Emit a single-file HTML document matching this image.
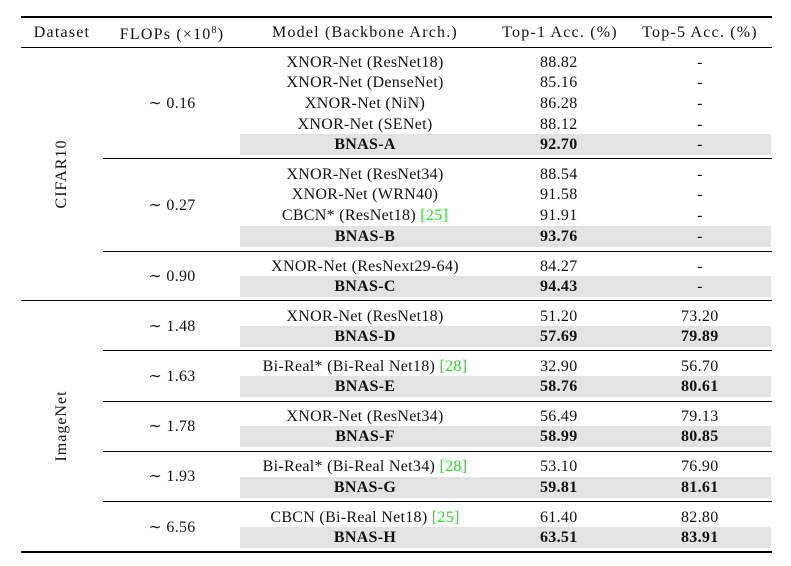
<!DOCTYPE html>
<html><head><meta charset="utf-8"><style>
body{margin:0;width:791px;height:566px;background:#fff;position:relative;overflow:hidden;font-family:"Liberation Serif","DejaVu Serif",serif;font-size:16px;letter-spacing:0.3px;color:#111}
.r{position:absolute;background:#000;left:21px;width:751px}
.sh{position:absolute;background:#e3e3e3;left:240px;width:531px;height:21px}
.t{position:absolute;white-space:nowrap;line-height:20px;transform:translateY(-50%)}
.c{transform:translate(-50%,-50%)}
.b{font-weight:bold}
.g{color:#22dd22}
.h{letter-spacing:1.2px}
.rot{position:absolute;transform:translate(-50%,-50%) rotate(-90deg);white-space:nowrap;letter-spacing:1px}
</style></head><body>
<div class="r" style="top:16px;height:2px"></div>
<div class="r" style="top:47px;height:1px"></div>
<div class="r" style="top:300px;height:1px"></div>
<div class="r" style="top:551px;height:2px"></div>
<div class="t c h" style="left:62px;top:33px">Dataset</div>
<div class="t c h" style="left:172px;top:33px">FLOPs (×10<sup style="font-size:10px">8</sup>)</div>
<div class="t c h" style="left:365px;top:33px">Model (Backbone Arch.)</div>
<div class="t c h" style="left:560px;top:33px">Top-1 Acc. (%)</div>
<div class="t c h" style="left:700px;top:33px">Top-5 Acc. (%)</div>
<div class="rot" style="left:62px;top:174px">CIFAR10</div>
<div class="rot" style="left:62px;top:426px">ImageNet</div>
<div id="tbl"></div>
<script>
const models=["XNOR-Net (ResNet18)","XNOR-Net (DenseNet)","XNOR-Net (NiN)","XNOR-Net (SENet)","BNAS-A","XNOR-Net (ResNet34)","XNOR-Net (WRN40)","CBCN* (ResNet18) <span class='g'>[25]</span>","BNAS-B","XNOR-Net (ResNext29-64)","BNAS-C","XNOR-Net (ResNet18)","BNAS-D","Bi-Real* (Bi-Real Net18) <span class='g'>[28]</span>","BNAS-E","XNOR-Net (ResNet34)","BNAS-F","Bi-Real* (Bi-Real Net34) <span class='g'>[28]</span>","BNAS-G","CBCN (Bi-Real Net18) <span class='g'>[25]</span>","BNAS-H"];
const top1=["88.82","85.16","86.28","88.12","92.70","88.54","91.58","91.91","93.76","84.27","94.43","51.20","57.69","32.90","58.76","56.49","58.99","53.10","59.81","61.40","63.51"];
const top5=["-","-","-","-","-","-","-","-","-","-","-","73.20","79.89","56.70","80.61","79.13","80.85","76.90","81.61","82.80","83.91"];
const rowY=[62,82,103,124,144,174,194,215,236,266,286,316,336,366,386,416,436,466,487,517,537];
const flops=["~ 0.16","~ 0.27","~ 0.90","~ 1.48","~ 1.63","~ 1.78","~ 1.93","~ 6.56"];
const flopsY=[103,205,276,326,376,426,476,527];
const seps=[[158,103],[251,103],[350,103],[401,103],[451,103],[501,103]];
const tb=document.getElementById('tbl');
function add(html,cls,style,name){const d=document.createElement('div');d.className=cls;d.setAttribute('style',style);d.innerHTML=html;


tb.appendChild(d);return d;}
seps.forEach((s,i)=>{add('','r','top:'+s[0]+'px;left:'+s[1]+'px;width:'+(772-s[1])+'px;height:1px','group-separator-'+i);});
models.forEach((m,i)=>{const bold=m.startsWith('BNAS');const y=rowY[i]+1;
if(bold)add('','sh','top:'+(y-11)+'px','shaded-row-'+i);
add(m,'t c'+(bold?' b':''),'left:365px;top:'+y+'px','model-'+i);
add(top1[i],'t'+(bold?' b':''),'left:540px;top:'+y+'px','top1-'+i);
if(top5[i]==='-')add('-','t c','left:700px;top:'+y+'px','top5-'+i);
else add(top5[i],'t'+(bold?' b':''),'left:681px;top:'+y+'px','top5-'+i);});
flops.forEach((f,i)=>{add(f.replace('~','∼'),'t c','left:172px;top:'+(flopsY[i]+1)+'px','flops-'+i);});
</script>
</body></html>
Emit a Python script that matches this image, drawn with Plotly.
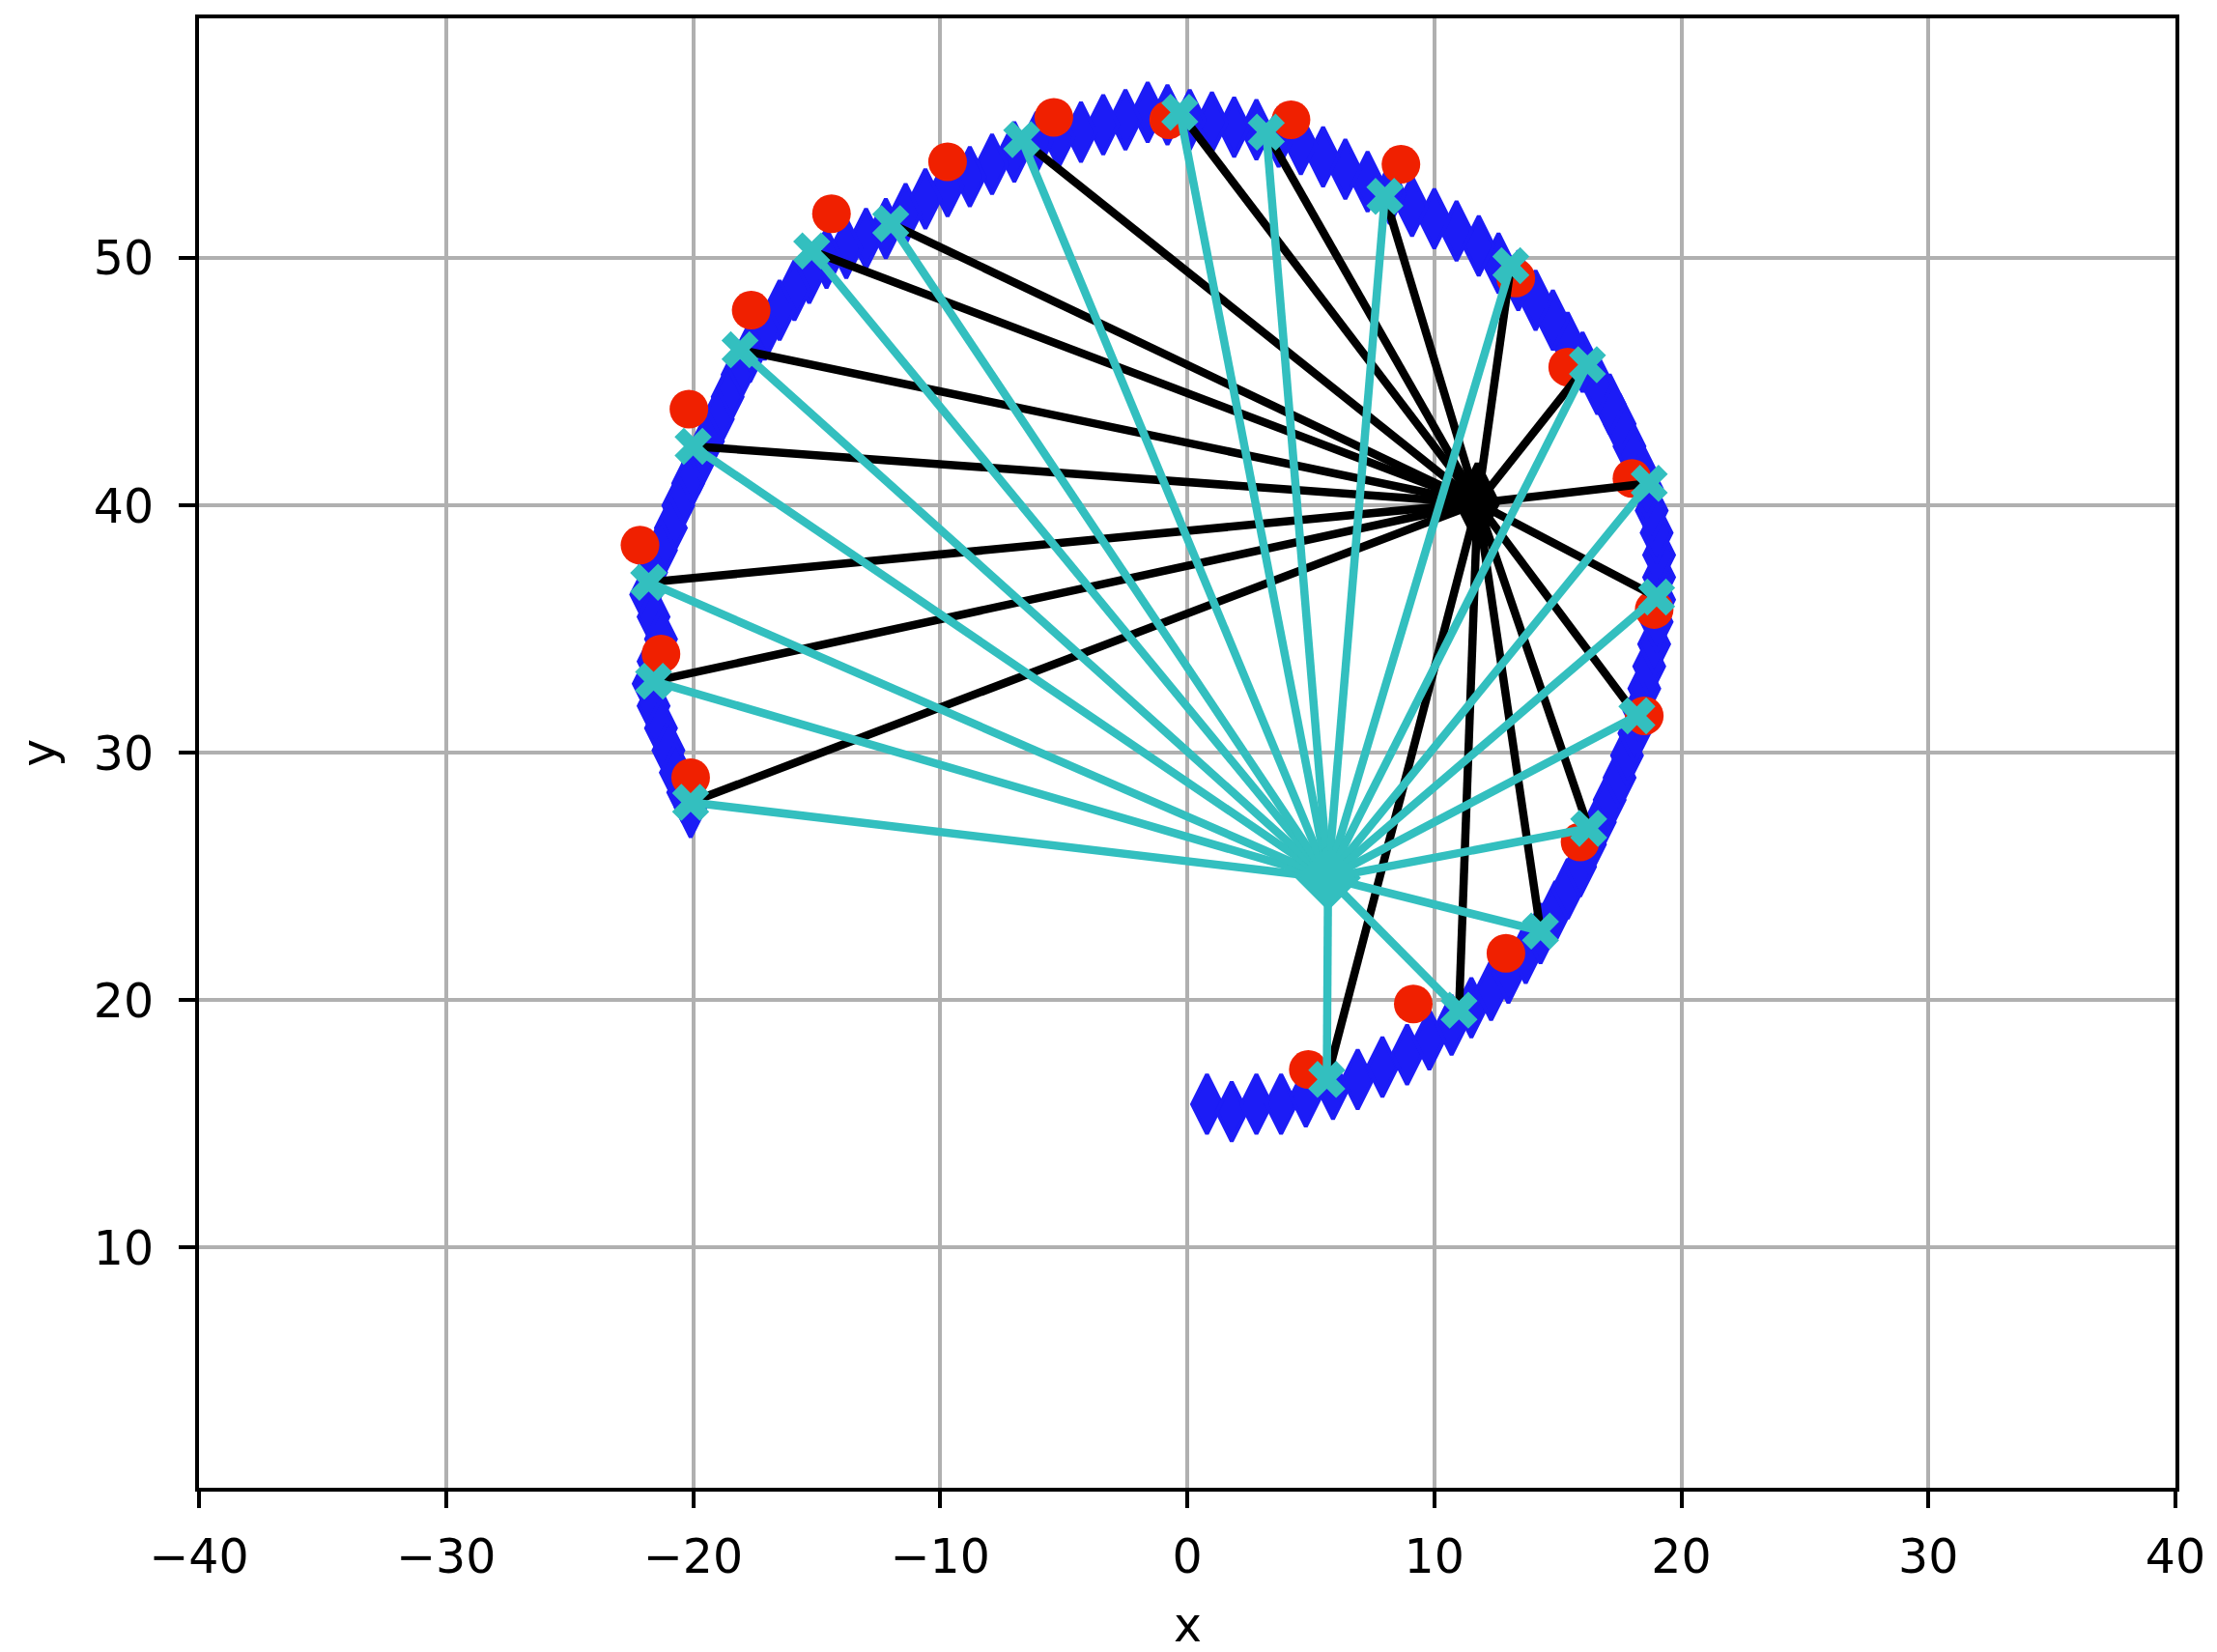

# # # # #

■ Short task
Without including the pictures, return each record above exactly as it stands.

■ Right answer
Emit a single-file HTML document matching this image.
<!DOCTYPE html>
<html><head><meta charset="utf-8"><style>
body{margin:0;width:791px;height:566px;background:#fff;position:relative;overflow:hidden;font-family:"Liberation Serif","DejaVu Serif",serif;font-size:16px;letter-spacing:0.3px;color:#111}
.r{position:absolute;background:#000;left:21px;width:751px}
.sh{position:absolute;background:#e3e3e3;left:240px;width:531px;height:21px}
.t{position:absolute;white-space:nowrap;line-height:20px;transform:translateY(-50%)}
.c{transform:translate(-50%,-50%)}
.b{font-weight:bold}
.g{color:#22dd22}
.h{letter-spacing:1.2px}
.rot{position:absolute;transform:translate(-50%,-50%) rotate(-90deg);white-space:nowrap;letter-spacing:1px}
</style></head><body>
<div class="r" style="top:16px;height:2px"></div>
<div class="r" style="top:47px;height:1px"></div>
<div class="r" style="top:300px;height:1px"></div>
<div class="r" style="top:551px;height:2px"></div>
<div class="t c h" style="left:62px;top:33px">Dataset</div>
<div class="t c h" style="left:172px;top:33px">FLOPs (×10<sup style="font-size:10px">8</sup>)</div>
<div class="t c h" style="left:365px;top:33px">Model (Backbone Arch.)</div>
<div class="t c h" style="left:560px;top:33px">Top-1 Acc. (%)</div>
<div class="t c h" style="left:700px;top:33px">Top-5 Acc. (%)</div>
<div class="rot" style="left:62px;top:174px">CIFAR10</div>
<div class="rot" style="left:62px;top:426px">ImageNet</div>
<div id="tbl"></div>
<script>
const models=["XNOR-Net (ResNet18)","XNOR-Net (DenseNet)","XNOR-Net (NiN)","XNOR-Net (SENet)","BNAS-A","XNOR-Net (ResNet34)","XNOR-Net (WRN40)","CBCN* (ResNet18) <span class='g'>[25]</span>","BNAS-B","XNOR-Net (ResNext29-64)","BNAS-C","XNOR-Net (ResNet18)","BNAS-D","Bi-Real* (Bi-Real Net18) <span class='g'>[28]</span>","BNAS-E","XNOR-Net (ResNet34)","BNAS-F","Bi-Real* (Bi-Real Net34) <span class='g'>[28]</span>","BNAS-G","CBCN (Bi-Real Net18) <span class='g'>[25]</span>","BNAS-H"];
const top1=["88.82","85.16","86.28","88.12","92.70","88.54","91.58","91.91","93.76","84.27","94.43","51.20","57.69","32.90","58.76","56.49","58.99","53.10","59.81","61.40","63.51"];
const top5=["-","-","-","-","-","-","-","-","-","-","-","73.20","79.89","56.70","80.61","79.13","80.85","76.90","81.61","82.80","83.91"];
const rowY=[62,82,103,124,144,174,194,215,236,266,286,316,336,366,386,416,436,466,487,517,537];
const flops=["~ 0.16","~ 0.27","~ 0.90","~ 1.48","~ 1.63","~ 1.78","~ 1.93","~ 6.56"];
const flopsY=[103,205,276,326,376,426,476,527];
const seps=[[158,103],[251,103],[350,103],[401,103],[451,103],[501,103]];
const tb=document.getElementById('tbl');
function add(html,cls,style,name){const d=document.createElement('div');d.className=cls;d.setAttribute('style',style);d.innerHTML=html;


tb.appendChild(d);return d;}
seps.forEach((s,i)=>{add('','r','top:'+s[0]+'px;left:'+s[1]+'px;width:'+(772-s[1])+'px;height:1px','group-separator-'+i);});
models.forEach((m,i)=>{const bold=m.startsWith('BNAS');const y=rowY[i]+1;
if(bold)add('','sh','top:'+(y-11)+'px','shaded-row-'+i);
add(m,'t c'+(bold?' b':''),'left:365px;top:'+y+'px','model-'+i);
add(top1[i],'t'+(bold?' b':''),'left:540px;top:'+y+'px','top1-'+i);
if(top5[i]==='-')add('-','t c','left:700px;top:'+y+'px','top5-'+i);
else add(top5[i],'t'+(bold?' b':''),'left:681px;top:'+y+'px','top5-'+i);});
flops.forEach((f,i)=>{add(f.replace('~','∼'),'t c','left:172px;top:'+(flopsY[i]+1)+'px','flops-'+i);});
</script>
</body></html>
Emit a Python script that matches this image, drawn with Plotly.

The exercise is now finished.